Jan Mijtens - The Crowning of Mirtillo - image-1

Lot 2074 Dα

Jan Mijtens - The Crowning of Mirtillo

Auction 1153 - overview Cologne
30.05.2020, 11:00 - Fine Art
Estimate: 80.000 € - 90.000 €
Result: 87.500 € (incl. premium)

Jan Mijtens

The Crowning of Mirtillo

Oil on canvas (relined). 155 x 170 cm.

This piece by Jan Mijtens is one of his largest known works, and one of the rarest motifs by this artist. It reflects the spirit of a movement which began in Italy in the late 16th century but had its roots in the poetry of antiquity. Authors such as Horace and Vergil were the first to introduce bucolic motifs into literature. The pastoral genre is an idealisation of nature and life in the countryside as a source of happiness, peace, and harmony in the mythical Arcadia. The most important expression of this genre in the 16th century was the villa architecture of the Veneto and its decorative fresco cycles, but there were also numerous other works of literature and the pictorial arts.
Giovanni Battista Guarini's play “Il Pastor Fido” was first performed in Venice in 1590 but it was subsequently published in numerous later editions and even translated into Dutch. Before Mijten's version, the story of Amarillys and Mirtillo had already been depicted in large format compositions by artists such as Anthony van Dyck, Abraham Bloemaert and Ferdinand Bol. They usually chose the scene of the crowning of Mirtillo dressed as a woman. He was the winner of a kissing game which began the love story between Amaryllis and Mirtillo which the work describes.

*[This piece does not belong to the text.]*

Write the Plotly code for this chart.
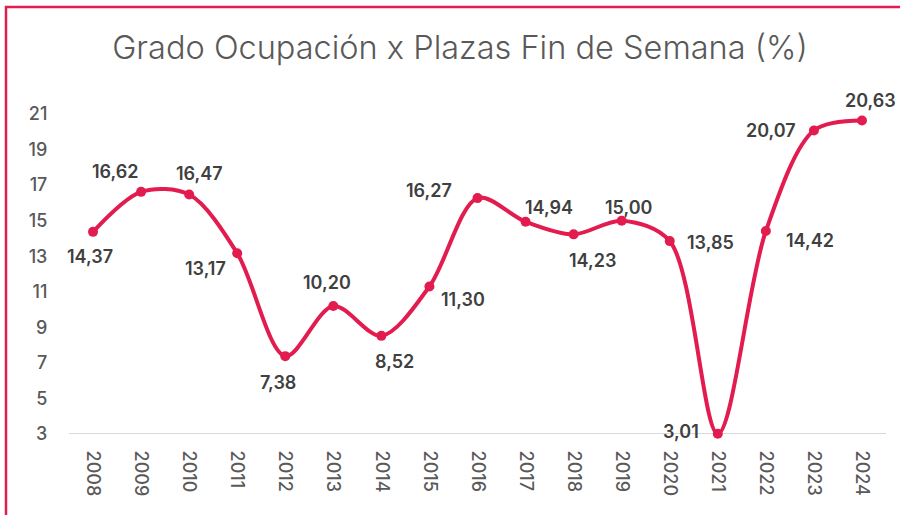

A. N. Bauer (op. cit) dates the present work to the 1660s. It was created at the zenith of Mijtens' artistic career at a time when he was one of the most sought-after and productive artists in The Hague. Mijtens only painted three pastorals. In terms of composition, they are all closely related to his family portraits, in which - like the present work - he also places his groups of figures on either side of a central pathway through the landscape that leads the viewer's gaze into the distance.

Provenance

The Dingley collection (?). - Goldschmidt gallery. - Dr. Wallenstein, Berlin (1931). - Collection of H. Behner, Berlin 1943. - Sotheby's London, 04.04.1984, lot 176. - Belgian private collection.

Literature

McNeill Kettering, The Dutch Arcadia: Pastoral Art and its Audience in the Golden Age, 1983, p. 116, 165, note 34 and 194, illus. 176. - A. Peter, Überlegungen zur holländischen Bildnis- und Genremalerei am Ende ihres Goldenen Zeitalters, Dissertation Justus-Liebig Universität, Gießen. - A. N. Bauer, Jan Mijtens (1613/14 . 1670. Leben und Werk, 2006. p. 81/82, 279/280 and 430, no. A156, illus. 156, pl. XXXV.

Exhibitions

Utrecht 1993, p. 233/234, p. 310, illus. 44.2.